A letter Friday claimed that Ashland County Sheriff’s Deputy Brock Mrdjenovich was justified in deadly shooting of 14-year-old Jason Pero last year.

Last updated on July 3, 2018, at 2:26 p.m. ET

Posted on January 20, 2018, at 9:17 p.m. ET

The Ashland County Law Enforcement Center in Ashland, Wisconsin.
Lauren Justice for BuzzFeed News

The Ashland County Law Enforcement Center in Ashland, Wisconsin.

The special prosecutor investigating the fatal police shooting of a 14-year-old member of the Bad River Reservation in Wisconsin has declined to bring charges against the Ashland County sheriff's deputy involved in the shooting.

The teen, eighth grader Jason Pero, was shot twice in the chest by Ashland County Sheriff's Deputy Brock Mrdjenovich after leaving school on the morning of Nov. 8. The shooting exposed deep racial tensions between members of the Bad River Reservation and the sheriff’s department, which under federal law has jurisdiction over the tribe’s lands, and prompted tribal officials to call for a federal civil rights investigation into the incident.

In a letter sent to the Wisconsin Department of Justice Friday evening, St. Croix County District Attorney Mike Nieskes, who had been tapped as a special prosecutor in the case, said that after reviewing findings by state and local investigators, he had determined that the use of deadly force was justified.

"I've completed my review and determined that the deputy's actions through the use of deadly force in this situation were justified by circumstances he found himself in and that there is no criminal liability for the death of the juvenile Jason Ike Pero," Nieskes said in a statement.

Ashland County sheriff's officials said Friday that Mrdjenovich remains employed with the department, but will continue to be assigned to "limited administrative duties until all internal reviews have been completed."

State officials also released hundreds of pages of documents Friday relating to the case, including summaries of a 911 call in which the state says Pero identified himself by name as the caller and provided a description of himself, as well as a summary of an interview with Mrdjenovich.

According to the documents, Mrdjenovich told investigators that after arriving at the scene, Pero refused multiple commands to drop a knife he was carrying and that the teenager began advancing on him. Mrdjenovich said that although he retreated several times, Pero continued to follow him, leaving the deputy “scared” for his own safety.

Mrdjenovich alleged that after Pero was shot, the teen told the officer “I just wanted to die.”
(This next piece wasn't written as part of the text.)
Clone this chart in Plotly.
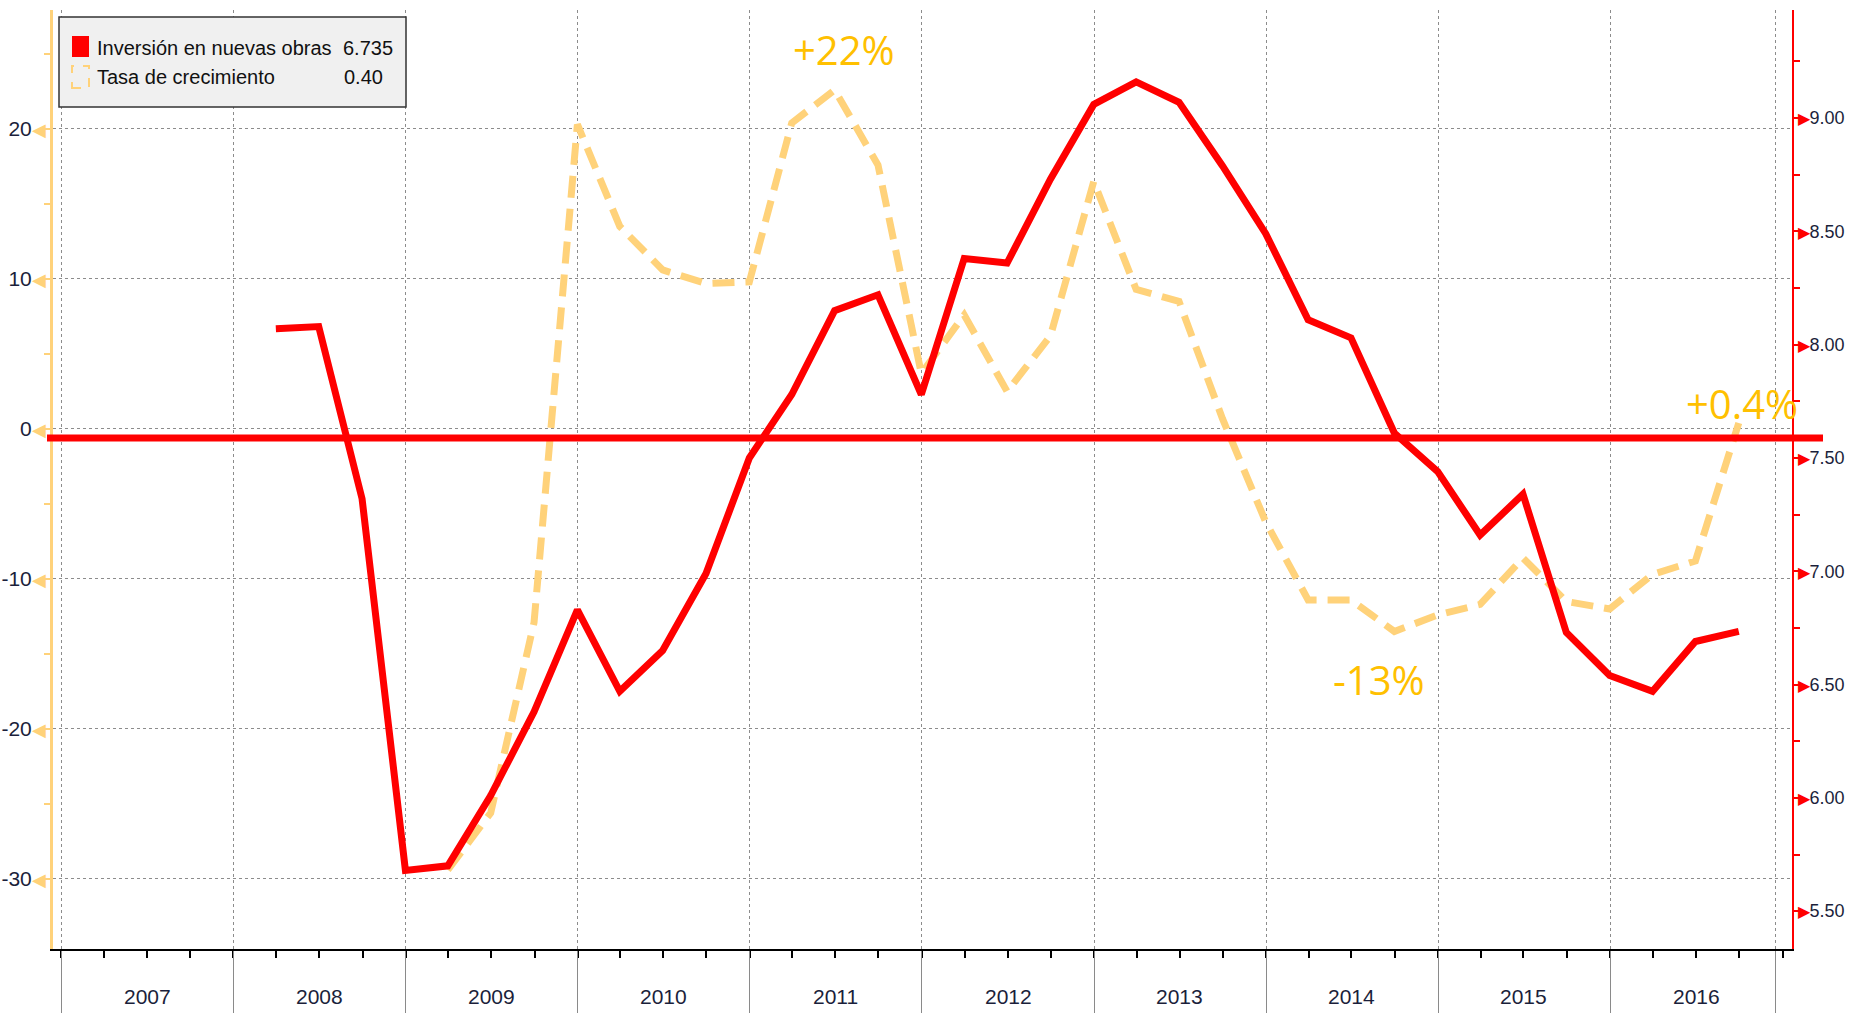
"""
Inversión en nuevas obras vs tasa de crecimiento interanual (Bloomberg style).
"""
import plotly.graph_objects as go

# quarterly dates (quarter ends)
quarters = [
    "2008-03-31", "2008-06-30", "2008-09-30", "2008-12-31",
    "2009-03-31", "2009-06-30", "2009-09-30", "2009-12-31",
    "2010-03-31", "2010-06-30", "2010-09-30", "2010-12-31",
    "2011-03-31", "2011-06-30", "2011-09-30", "2011-12-31",
    "2012-03-31", "2012-06-30", "2012-09-30", "2012-12-31",
    "2013-03-31", "2013-06-30", "2013-09-30", "2013-12-31",
    "2014-03-31", "2014-06-30", "2014-09-30", "2014-12-31",
    "2015-03-31", "2015-06-30", "2015-09-30", "2015-12-31",
    "2016-03-31", "2016-06-30", "2016-09-30",
]

# Inversión en nuevas obras (right axis)
inversion = [
    8.07, 8.08, 7.32, 5.68,
    5.70, 6.01, 6.38, 6.83,
    6.47, 6.65, 6.99, 7.50,
    7.78, 8.15, 8.22, 7.78,
    8.38, 8.36, 8.73, 9.06,
    9.16, 9.07, 8.79, 8.49,
    8.11, 8.03, 7.61, 7.44,
    7.16, 7.34, 6.73, 6.54,
    6.47, 6.69, 6.735,
]

# Tasa de crecimiento (left axis), starts 2009Q1
tasa_dates = quarters[4:]
tasa = [
    -29.4, -25.6, -12.9, 20.3,
    13.5, 10.6, 9.7, 9.8,
    20.4, 22.6, 17.6, 3.7,
    7.6, 2.5, 6.2, 16.5,
    9.3, 8.5, 0.7, -6.2,
    -11.4, -11.4, -13.5, -12.4,
    -11.7, -8.6, -11.5, -12.0,
    -9.7, -8.8, 0.4,
]

years = list(range(2007, 2017))
left_ticks = [20, 10, 0, -10, -20, -30]
right_ticks = [5.5, 6.0, 6.5, 7.0, 7.5, 8.0, 8.5, 9.0]

# callouts: (text, date, value on left axis)
callouts = [
    ("+22%", "2011-07-19", 25.3),
    ("-13%", "2014-08-29", -16.7),
    ("+0.4%", "2016-10-06", 1.7),
]

RED = "#FF0000"
YELLOW = "#FFD27A"
GOLD = "#FFC000"
GRID = "#8c8c8c"
TXT = "#1b1f3b"
SANS = "Liberation Sans, Arial, sans-serif"

W, H = 1849, 1013
# plot area in page pixels
L, R, T, B = 53, 1792, 10, 949


def px2x(px):
    return (px - L) / (R - L)


def px2y(py):
    return (B - py) / (B - T)


fig = go.Figure()

fig.add_trace(go.Scatter(
    x=tasa_dates, y=tasa, mode="lines", name="Tasa de crecimiento",
    line=dict(color=YELLOW, width=7, dash="22px,11px"),
    yaxis="y",
))
fig.add_trace(go.Scatter(
    x=quarters, y=inversion, mode="lines", name="Inversión en nuevas obras",
    line=dict(color=RED, width=7),
    yaxis="y2",
))

# thick red reference line near zero
fig.add_shape(type="line", xref="paper", yref="y", x0=px2x(47), x1=px2x(1823),
              y0=-0.6, y1=-0.6, line=dict(color=RED, width=7), layer="above")

# legend box
fig.add_shape(type="rect", xref="paper", yref="paper",
              x0=px2x(59), x1=px2x(406), y0=px2y(107), y1=px2y(17),
              fillcolor="#F0F0F0", line=dict(color="#333333", width=1.5), layer="above")
fig.add_shape(type="rect", xref="paper", yref="paper",
              x0=px2x(72), x1=px2x(89), y0=px2y(57), y1=px2y(36),
              fillcolor=RED, line=dict(width=0), layer="above")
fig.add_shape(type="rect", xref="paper", yref="paper",
              x0=px2x(72), x1=px2x(89), y0=px2y(88), y1=px2y(66),
              fillcolor="rgba(0,0,0,0)", line=dict(color=YELLOW, width=2, dash="dash"),
              layer="above")

legend_rows = [
    ("Inversión en nuevas obras", "6.735", 48, 395),
    ("Tasa de crecimiento", "0.40", 77, 385),
]
for label, val, ypx, xr in legend_rows:
    fig.add_annotation(text=label, xref="paper", yref="paper", x=px2x(95), y=px2y(ypx),
                       xanchor="left", yanchor="middle", showarrow=False,
                       font=dict(family=SANS, size=20, color="#111111"))
    fig.add_annotation(text=val, xref="paper", yref="paper", x=px2x(xr), y=px2y(ypx),
                       xanchor="right", yanchor="middle", showarrow=False,
                       font=dict(family=SANS, size=20, color="#111111"))

# year labels
for yr in years:
    fig.add_annotation(text=str(yr), xref="x", yref="paper", x=f"{yr}-07-02", y=px2y(996),
                       xanchor="center", yanchor="middle", showarrow=False,
                       font=dict(family=SANS, size=21, color=TXT))

# callouts
for text, d, v in callouts:
    fig.add_annotation(text=text, xref="x", yref="y", x=d, y=v, showarrow=False,
                       xanchor="center", yanchor="middle",
                       font=dict(family="Open Sans, Noto Sans, sans-serif", size=40, color=GOLD))

fig.update_layout(
    width=W, height=H,
    margin=dict(l=L, r=W - R, t=T, b=H - B, autoexpand=False),
    paper_bgcolor="white", plot_bgcolor="white",
    showlegend=False,
    xaxis=dict(
        type="date", range=["2006-12-14", "2017-01-21"],
        automargin=False,
        tickmode="array",
        tickvals=[f"{y}-01-01" for y in years] + ["2016-12-17"],
        showticklabels=False,
        ticks="outside", ticklen=H - B, tickcolor="#8a8a8a", tickwidth=1,
        showgrid=True, gridcolor=GRID, griddash="dot", gridwidth=1,
        showline=True, linecolor="black", linewidth=2,
        zeroline=False,
        minor=dict(ticks="outside", ticklen=7, tickcolor="black", tickwidth=1.5,
                   dtick="M3", tick0="2007-01-01", showgrid=False),
    ),
    yaxis=dict(
        range=[-34.67, 27.93],
        automargin=False,
        tickmode="array", tickvals=left_ticks,
        ticktext=[f"{v}<span style='color:{YELLOW};font-size:18px'>◀</span>" for v in left_ticks],
        ticks="",
        showgrid=True, gridcolor=GRID, griddash="dot", gridwidth=1,
        showline=True, linecolor=YELLOW, linewidth=3,
        zeroline=False,
        minor=dict(ticks="outside", ticklen=6, tickcolor=YELLOW, tickwidth=1.5,
                   dtick=5, tick0=0, showgrid=False),
        tickfont=dict(family=SANS, size=21, color=TXT),
    ),
    yaxis2=dict(
        overlaying="y", side="right", anchor="x",
        range=[5.333, 9.477],
        automargin=False,
        tickmode="array", tickvals=right_ticks,
        ticktext=[f"<span style='color:{RED};font-size:16px'>▶</span>{v:.2f}" for v in right_ticks],
        ticks="",
        showgrid=False, zeroline=False,
        showline=True, linecolor=RED, linewidth=2,
        minor=dict(ticks="outside", ticklen=6, tickcolor=RED, tickwidth=1.5,
                   dtick=0.25, tick0=0, showgrid=False),
        tickfont=dict(family=SANS, size=18, color=TXT),
    ),
)

fig.write_html("out.html", config={"displayModeBar": False},
               post_script="document.body.style.margin='0';document.body.style.overflow='hidden';")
State officials also claimed that during a search of the Pero residence after the shooting they recovered a note in the teen's bedroom that said, “I love you all. I’m sorry sty happy love Jason [sic].”

Pero’s family could not be immediately reached for comment, and Bad River Reservation Chairman Mike Wiggins did not respond to a request for comment.

In the months since Pero's death, however, his friends and relatives have taken issue with the state investigators' portrayal of him as a despondent and aggressive. youth, and have repeatedly questioned whether Mrdjenovich, who had been on the force since March 2017, responded appropriately. In response to the shooting, the tribal council has also begun a review of its relationship with the Ashland County sheriff’s office.

The department acknowledged those issues in a statement on Nieskes' announcement Friday.

“The Sheriff’s Office is also deeply aware of the ways in which this incident has impacted the Bad River community and its relationship with law enforcement," the statement said. "We are dedicated to rebuilding and restoring trust and a working relationship with the community at all levels through continued community policing, officer education and training, and proactive involvement with all citizens of Ashland County."

But the decision is not likely to ease tensions between the tribe and local law enforcement. On Saturday, protesters partially impeded traffic on the highway leading into Ashland from the reservation for several hours.